What the task requires:
Nothing after the line with "(0,0) rectangle (549,708);" belongs in the copy; extract the lines below from the top through that line, pictures left out.

Collected data:
⁂

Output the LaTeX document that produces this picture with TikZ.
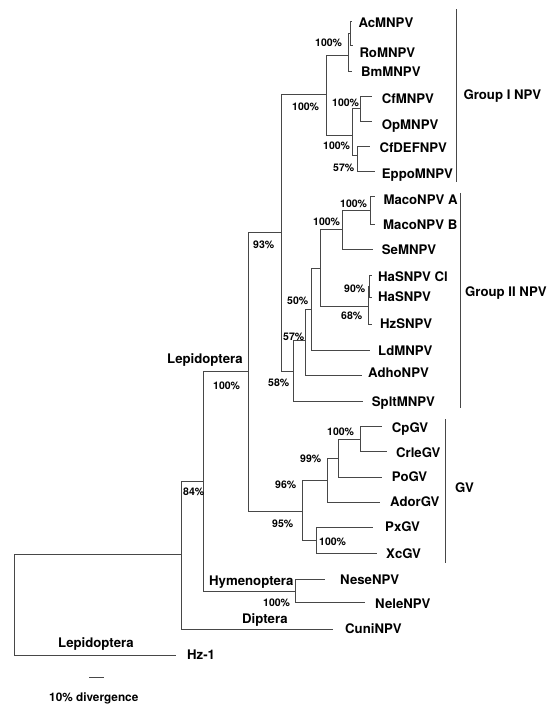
\documentclass[tikz,border=0pt]{standalone}
\usepackage{fontspec}
\setmainfont{TeX Gyre Heros}
\begin{document}
\begin{tikzpicture}[x=1pt,y=-1pt,
  branch/.style={draw=black!72, line width=0.8pt},
  cladebar/.style={draw=black!72, line width=0.8pt},
  taxon/.style={anchor=west, inner sep=0pt, text height=9.5pt, text depth=0pt,
    font=\fontsize{13.2}{15}\selectfont\bfseries},
  support/.style={anchor=west, inner sep=0pt, text height=7.6pt, text depth=0pt,
    font=\fontsize{10.5}{12}\selectfont\bfseries},
  legend/.style={anchor=west, inner sep=0pt, text height=8.6pt, text depth=0pt,
    font=\fontsize{11.8}{14}\selectfont\bfseries}]
\useasboundingbox (0,0) rectangle (549,708);

% internal nodes (x of the node, y where the parent branch joins)
\coordinate (root)    at (14,600);
\coordinate (n84)     at (181.7,554.3);
\coordinate (nLH)     at (203.3,481.7);
\coordinate (nHym)    at (295,591);
\coordinate (nLep)    at (248.3,371.7);
\coordinate (nNPV)    at (281.7,232.3);
\coordinate (nG1)     at (326,94.3);
\coordinate (nAcRoBm) at (348.3,55);
\coordinate (nAcRo)   at (350,33.3);
\coordinate (nCfE)    at (352.7,135);
\coordinate (nCfOp)   at (360.7,108.3);
\coordinate (nCfDE)   at (357.3,155);
\coordinate (nG2)     at (293.3,371.7);
\coordinate (n57)     at (305,340);
\coordinate (n50)     at (311,309.3);
\coordinate (nMSH)    at (320,268.3);
\coordinate (nMacoSe) at (342.7,229.3);
\coordinate (nMaco)   at (370.7,210.7);
\coordinate (nHa)     at (368.3,306);
\coordinate (nHaHa)   at (369.8,286);
\coordinate (nGV)     at (302.7,511);
\coordinate (nCpPoAd) at (327.3,480);
\coordinate (nCpPo)   at (338.3,458.3);
\coordinate (nCpCr)   at (360.7,439);
\coordinate (nPxXc)   at (316.7,540.7);

% branch tips
\coordinate (tAc)     at (351.7,21.7);
\coordinate (tRo)     at (353.3,45);
\coordinate (tBm)     at (351.7,71.7);
\coordinate (tCf)     at (371.7,96.7);
\coordinate (tOp)     at (371.7,121.7);
\coordinate (tCfDEF)  at (370,146.7);
\coordinate (tEppo)   at (375,171.7);
\coordinate (tMacoA)  at (375,196.7);
\coordinate (tMacoB)  at (375,224);
\coordinate (tSe)     at (373.3,249.3);
\coordinate (tHaCl)   at (371.5,275);
\coordinate (tHa)     at (371.5,297);
\coordinate (tHzS)    at (372,324);
\coordinate (tLd)     at (370,350);
\coordinate (tAdho)   at (361.7,375);
\coordinate (tSplt)   at (362.7,401.7);
\coordinate (tCp)     at (381.7,426);
\coordinate (tCrle)   at (386.7,451.7);
\coordinate (tPo)     at (381.7,477.3);
\coordinate (tAdor)   at (380,502.7);
\coordinate (tPx)     at (373.3,527.7);
\coordinate (tXc)     at (377.3,553.3);
\coordinate (tNese)   at (325,579.3);
\coordinate (tNele)   at (365,602.7);
\coordinate (tCuni)   at (333.3,629.3);
\coordinate (tHz1)    at (175.7,655.3);

% elbow branches
\foreach \a/\b in {root/n84, root/tHz1, n84/nLH, n84/tCuni, nLH/nLep, nLH/nHym,
    nHym/tNese, nHym/tNele, nLep/nNPV, nLep/nGV, nNPV/nG1, nNPV/nG2,
    nG1/nAcRoBm, nG1/nCfE, nAcRoBm/nAcRo, nAcRoBm/tBm, nAcRo/tAc, nAcRo/tRo,
    nCfE/nCfOp, nCfE/nCfDE, nCfOp/tCf, nCfOp/tOp, nCfDE/tCfDEF, nCfDE/tEppo,
    nG2/n57, nG2/tSplt, n57/n50, n57/tAdho, n50/nMSH, n50/tLd,
    nMSH/nMacoSe, nMSH/nHa, nMacoSe/nMaco, nMacoSe/tSe, nMaco/tMacoA, nMaco/tMacoB,
    nHa/nHaHa, nHa/tHzS, nHaHa/tHaCl, nHaHa/tHa,
    nGV/nCpPoAd, nGV/nPxXc, nCpPoAd/nCpPo, nCpPoAd/tAdor, nCpPo/nCpCr, nCpPo/tPo,
    nCpCr/tCp, nCpCr/tCrle, nPxXc/tPx, nPxXc/tXc}
  \draw[branch] (\a) |- (\b);

% taxon names
\node[taxon] (lAc)    at (358.3,22.7)  {AcMNPV};
\node[taxon] (lRo)    at (359.3,52.7)  {RoMNPV};
\node[taxon] (lBm)    at (361,71.7)    {BmMNPV};
\node[taxon] (lCf)    at (381.7,98.3)  {CfMNPV};
\node[taxon] (lOp)    at (381.7,125)   {OpMNPV};
\node[taxon] (lCfDEF) at (379.3,147.3) {CfDEFNPV};
\node[taxon] (lEppo)  at (381.7,173.3) {EppoMNPV};
\node[taxon] (lMacoA) at (383.3,200)   {MacoNPV A};
\node[taxon] (lMacoB) at (383,225)     {MacoNPV B};
\node[taxon] (lSe)    at (381.7,250)   {SeMNPV};
\node[taxon] (lHaCl)  at (378,277)     {HaSNPV Cl};
\node[taxon] (lHa)    at (378,296.7)   {HaSNPV};
\node[taxon] (lHzS)   at (380,324)     {HzSNPV};
\node[taxon] (lLd)    at (378,351)     {LdMNPV};
\node[taxon] (lAdho)  at (368,373)     {AdhoNPV};
\node[taxon] (lSplt)  at (371.7,401.7) {SpltMNPV};
\node[taxon] (lCp)    at (391.7,427.7) {CpGV};
\node[taxon] (lCrle)  at (396,452.3)   {CrleGV};
\node[taxon] (lPo)    at (391.7,476.7) {PoGV};
\node[taxon] (lAdor)  at (390,501.7)   {AdorGV};
\node[taxon] (lPx)    at (385,526.7)   {PxGV};
\node[taxon] (lXc)    at (386,554)     {XcGV};
\node[taxon] (lNese)  at (340,580)     {NeseNPV};
\node[taxon] (lNele)  at (375,604)     {NeleNPV};
\node[taxon] (lCuni)  at (345,629)     {CuniNPV};
\node[taxon] (lHz1)   at (187,655)     {Hz-1};

% host groups
\node[taxon] (hLep)   at (167,359)     {Lepidoptera};
\node[taxon] (hHym)   at (209,580.7)   {Hymenoptera};
\node[taxon] (hDip)   at (242,619)     {Diptera};
\node[taxon] (hLep2)  at (58,642.7)    {Lepidoptera};

% clade brackets
\coordinate (g1a) at (456.7,9.3);   \coordinate (g1b) at (456.7,181.7);
\coordinate (g2a) at (460,193);     \coordinate (g2b) at (460,408);
\coordinate (gva) at (445.7,419.3); \coordinate (gvb) at (445.7,562.7);
\draw[cladebar] (g1a) -- (g1b);
\draw[cladebar] (g2a) -- (g2b);
\draw[cladebar] (gva) -- (gvb);
\node[taxon] (cG1) at (463.3,95)    {Group I NPV};
\node[taxon] (cG2) at (465,291.7)   {Group II NPV};
\node[taxon] (cGV) at (455,488)     {GV};

% bootstrap support
\node[support] (s1)  at (315,43)     {100\%};
\node[support] (s2)  at (292,107)    {100\%};
\node[support] (s3)  at (332,103)    {100\%};
\node[support] (s4)  at (323,146)    {100\%};
\node[support] (s5)  at (333,168)    {57\%};
\node[support] (s6)  at (340,204)    {100\%};
\node[support] (s7)  at (313,221.7)  {100\%};
\node[support] (s8)  at (253,244.3)  {93\%};
\node[support] (s9)  at (344,289)    {90\%};
\node[support] (s10) at (287,300.7)  {50\%};
\node[support] (s11) at (341,316)    {68\%};
\node[support] (s12) at (283,337)    {57\%};
\node[support] (s13) at (268,383)    {58\%};
\node[support] (s14) at (213,385.7)  {100\%};
\node[support] (s15) at (183,491.7)  {84\%};
\node[support] (s16) at (327,431.7)  {100\%};
\node[support] (s17) at (300,458.3)  {99\%};
\node[support] (s18) at (275,485)    {96\%};
\node[support] (s19) at (272,524)    {95\%};
\node[support] (s20) at (319,541.7)  {100\%};
\node[support] (s21) at (263,602.7)  {100\%};

% scale bar
\coordinate (sbL) at (89.3,677.3);
\coordinate (sbR) at (104,677.3);
\draw[branch] (sbL) -- (sbR);
\node[legend] (sbText) at (49,696.7) {10\% divergence};
\end{tikzpicture}
\end{document}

⁂

Written solution:
Output the LaTeX document that produces this picture with TikZ.
\documentclass[tikz,border=0pt]{standalone}
\usepackage{fontspec}
\setmainfont{TeX Gyre Heros}
\begin{document}
\begin{tikzpicture}[x=1pt,y=-1pt,
  branch/.style={draw=black!72, line width=0.8pt},
  cladebar/.style={draw=black!72, line width=0.8pt},
  taxon/.style={anchor=west, inner sep=0pt, text height=9.5pt, text depth=0pt,
    font=\fontsize{13.2}{15}\selectfont\bfseries},
  support/.style={anchor=west, inner sep=0pt, text height=7.6pt, text depth=0pt,
    font=\fontsize{10.5}{12}\selectfont\bfseries},
  legend/.style={anchor=west, inner sep=0pt, text height=8.6pt, text depth=0pt,
    font=\fontsize{11.8}{14}\selectfont\bfseries}]
\useasboundingbox (0,0) rectangle (549,708);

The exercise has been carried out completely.